As often happens with places you see on a map, on the ground I felt a bit lost. There was the giant, six-lane Crystal Palace Parade, and then a confusing series of one way streets forming a triangle. This…is it, I thought, feeling deflated.
And so it was. I hopped through the three lanes, looking for somewhere to sit and ‘soak up the incredible atmosphere of Crystal Palace’ as I’d told myself in my head. The portents were not great, I have to say. As I crossed one junction the people in the car next to me were having a huge argument with the passenger window down.
‘Well you’ll just have to let me out right here, won’t you’, said the passenger to the driver as they crossed the big junction onto the equally big quasi-motorway. If he’d been let out he would have been squashed in an instant. He looked mid 30s, with a big beard, and seemed petulantly angry.
‘I can’t put up with this any more.’ Yikes! I was sad to see them turn away. I wanted to keep listening. But onwards.
It being midday, and a Thursday, I thought it not the apposite moment for a pint. So I found a coffee shop instead. One that looked suitably hipsterish – you know, lots of rough wood, beans prominently displayed, independently owned. It was called The Roasted Bean. Perfect. Except the people inside looked utterly bored (I want my baristas frothy and excitable, just like my coffee, please!) and there was a prohibition on laptops in the window tables, so the few customers in there were relegated to the darkened back. I got a coffee and meditated on the nature of Crystal Palace.
Having successfully meditated and come to the conclusion it was ‘alright’, I set off for the park, which I’d once heard someone describe as the best in London. High praise indeed. What I found was rather strange.
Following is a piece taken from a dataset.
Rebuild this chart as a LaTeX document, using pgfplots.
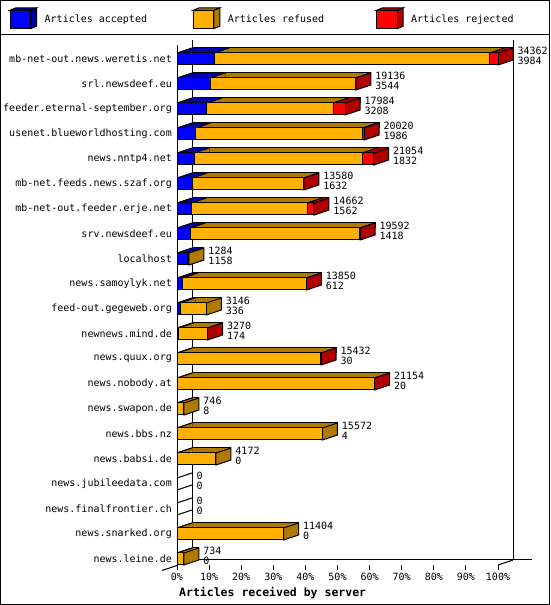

Whether it was the headless friar,
the ghostly remains of where The Crystal Palace was (till it burned down in 1936),
Like most ruins, leaves quite a lot to the imagination, but picture a massive glass well, palace, and you're in the right ballpark |
the imposing head of Joseph Paxton, architect of aforementioned Palace,
the rather dystopian looking gym in the middle,
the casual red Sphinxes,
or the dinosaurs, peeking out of foliage on their island homes,
A furtive moment |
I was impressed.
Crystal Palace was redeemed! From the fighting couple in their hatchback, to the one-way triangle that seemed to prohibit bicycluar dawdling, I’d felt a little disappointed. In the sunshine I was restored.
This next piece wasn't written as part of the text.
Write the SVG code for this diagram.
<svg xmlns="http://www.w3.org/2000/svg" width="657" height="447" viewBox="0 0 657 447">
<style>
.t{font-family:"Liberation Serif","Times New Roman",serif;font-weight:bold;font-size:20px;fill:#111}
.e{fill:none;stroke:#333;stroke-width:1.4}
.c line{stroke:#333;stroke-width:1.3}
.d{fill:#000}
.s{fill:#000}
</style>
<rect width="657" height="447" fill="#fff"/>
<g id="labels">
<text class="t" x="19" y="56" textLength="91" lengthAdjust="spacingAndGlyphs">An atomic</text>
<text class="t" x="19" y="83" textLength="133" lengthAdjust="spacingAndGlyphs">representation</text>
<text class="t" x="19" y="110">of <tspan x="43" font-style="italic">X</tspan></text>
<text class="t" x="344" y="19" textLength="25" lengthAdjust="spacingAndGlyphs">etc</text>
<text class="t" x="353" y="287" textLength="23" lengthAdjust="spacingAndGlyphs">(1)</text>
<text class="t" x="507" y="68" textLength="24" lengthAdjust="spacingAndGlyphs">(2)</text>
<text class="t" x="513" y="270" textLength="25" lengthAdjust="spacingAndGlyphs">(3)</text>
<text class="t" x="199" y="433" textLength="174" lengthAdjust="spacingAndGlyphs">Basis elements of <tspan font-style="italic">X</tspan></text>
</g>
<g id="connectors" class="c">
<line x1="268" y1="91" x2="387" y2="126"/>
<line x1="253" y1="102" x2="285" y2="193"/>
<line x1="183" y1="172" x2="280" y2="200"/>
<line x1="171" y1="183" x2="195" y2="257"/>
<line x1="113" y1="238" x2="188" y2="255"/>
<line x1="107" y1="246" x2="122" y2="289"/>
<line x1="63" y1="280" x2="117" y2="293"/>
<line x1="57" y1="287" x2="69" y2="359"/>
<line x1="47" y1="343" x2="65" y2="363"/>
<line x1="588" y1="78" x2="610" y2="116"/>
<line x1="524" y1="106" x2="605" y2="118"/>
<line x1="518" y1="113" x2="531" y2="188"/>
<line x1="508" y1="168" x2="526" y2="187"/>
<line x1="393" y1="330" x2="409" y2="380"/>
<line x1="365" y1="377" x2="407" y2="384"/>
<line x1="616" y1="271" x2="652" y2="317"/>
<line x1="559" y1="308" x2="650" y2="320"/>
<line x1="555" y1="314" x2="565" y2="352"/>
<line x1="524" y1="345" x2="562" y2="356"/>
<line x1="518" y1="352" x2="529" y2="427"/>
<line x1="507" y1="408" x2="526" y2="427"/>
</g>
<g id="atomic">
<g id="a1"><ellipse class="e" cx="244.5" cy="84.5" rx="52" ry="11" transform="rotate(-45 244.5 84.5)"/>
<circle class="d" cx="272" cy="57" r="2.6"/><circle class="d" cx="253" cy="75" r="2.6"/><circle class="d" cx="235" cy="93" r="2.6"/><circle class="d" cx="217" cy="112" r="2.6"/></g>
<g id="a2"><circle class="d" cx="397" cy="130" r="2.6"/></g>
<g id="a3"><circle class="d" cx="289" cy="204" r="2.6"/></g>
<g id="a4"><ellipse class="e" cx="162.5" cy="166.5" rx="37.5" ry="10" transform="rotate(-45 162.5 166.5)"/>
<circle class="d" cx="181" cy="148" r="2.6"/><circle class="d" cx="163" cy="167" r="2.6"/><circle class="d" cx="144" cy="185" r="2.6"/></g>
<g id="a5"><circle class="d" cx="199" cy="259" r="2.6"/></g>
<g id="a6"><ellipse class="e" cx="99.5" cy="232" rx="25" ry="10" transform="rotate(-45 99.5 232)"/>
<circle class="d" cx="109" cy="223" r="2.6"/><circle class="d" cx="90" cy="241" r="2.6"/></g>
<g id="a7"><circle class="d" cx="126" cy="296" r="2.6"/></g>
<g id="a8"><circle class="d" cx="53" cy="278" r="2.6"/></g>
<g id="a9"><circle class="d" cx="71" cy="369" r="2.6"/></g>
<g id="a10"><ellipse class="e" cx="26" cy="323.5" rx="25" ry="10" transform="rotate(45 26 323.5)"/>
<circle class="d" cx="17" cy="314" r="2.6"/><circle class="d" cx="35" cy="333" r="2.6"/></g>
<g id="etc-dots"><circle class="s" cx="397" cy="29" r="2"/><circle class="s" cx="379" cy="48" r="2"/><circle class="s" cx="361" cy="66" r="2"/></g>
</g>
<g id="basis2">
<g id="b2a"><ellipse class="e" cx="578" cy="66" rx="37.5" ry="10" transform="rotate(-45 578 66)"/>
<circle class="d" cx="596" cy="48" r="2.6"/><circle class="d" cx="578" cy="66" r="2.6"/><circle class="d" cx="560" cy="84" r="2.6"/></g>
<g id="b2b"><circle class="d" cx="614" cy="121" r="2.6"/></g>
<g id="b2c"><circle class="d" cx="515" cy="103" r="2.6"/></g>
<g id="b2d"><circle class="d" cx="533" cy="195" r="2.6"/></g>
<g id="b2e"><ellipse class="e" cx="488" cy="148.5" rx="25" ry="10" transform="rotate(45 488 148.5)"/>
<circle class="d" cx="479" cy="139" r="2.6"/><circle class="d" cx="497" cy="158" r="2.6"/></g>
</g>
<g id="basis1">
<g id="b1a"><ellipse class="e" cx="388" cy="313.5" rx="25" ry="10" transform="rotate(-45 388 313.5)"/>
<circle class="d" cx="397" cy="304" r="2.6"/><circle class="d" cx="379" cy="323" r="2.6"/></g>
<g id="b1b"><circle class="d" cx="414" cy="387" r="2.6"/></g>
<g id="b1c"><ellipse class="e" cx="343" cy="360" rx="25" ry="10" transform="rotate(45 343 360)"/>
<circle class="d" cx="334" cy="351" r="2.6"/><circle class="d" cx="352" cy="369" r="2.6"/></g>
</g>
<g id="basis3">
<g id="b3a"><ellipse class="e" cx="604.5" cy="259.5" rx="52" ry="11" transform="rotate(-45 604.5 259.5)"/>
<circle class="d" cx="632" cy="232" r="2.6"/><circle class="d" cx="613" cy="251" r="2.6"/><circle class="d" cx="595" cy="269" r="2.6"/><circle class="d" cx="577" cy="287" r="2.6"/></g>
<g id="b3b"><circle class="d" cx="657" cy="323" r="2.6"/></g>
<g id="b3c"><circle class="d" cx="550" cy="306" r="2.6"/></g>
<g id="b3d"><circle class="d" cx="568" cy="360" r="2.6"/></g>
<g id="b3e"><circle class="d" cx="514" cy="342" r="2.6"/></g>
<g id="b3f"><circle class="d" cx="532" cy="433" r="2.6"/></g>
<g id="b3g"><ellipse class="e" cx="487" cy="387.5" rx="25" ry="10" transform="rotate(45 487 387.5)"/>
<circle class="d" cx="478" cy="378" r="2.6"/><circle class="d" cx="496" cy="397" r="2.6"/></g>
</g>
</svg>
I think I’d realised earlier though that Crystal Palace, such as it was in my head, was a destination of pilgrimage that was as much as mental as physical. I was entranced by the life Kitson described. I wanted to find that earthiness, that romance with a place, in my own life. It seemed a mixture of the individual and the communitarian: a village (urban folk hold a candle for the village, I think) in the big city. Of course it was what I learnt on the way that was the real journey. Life seems to me to be about finding or creating what meaning you can – my trip to Crystal Palace gave meaning to that dream I’d long had. It made me think about what I was looking for ~in my life~ and why. And it was an excuse for a day out to go see some dinos. Can’t say fairer than that.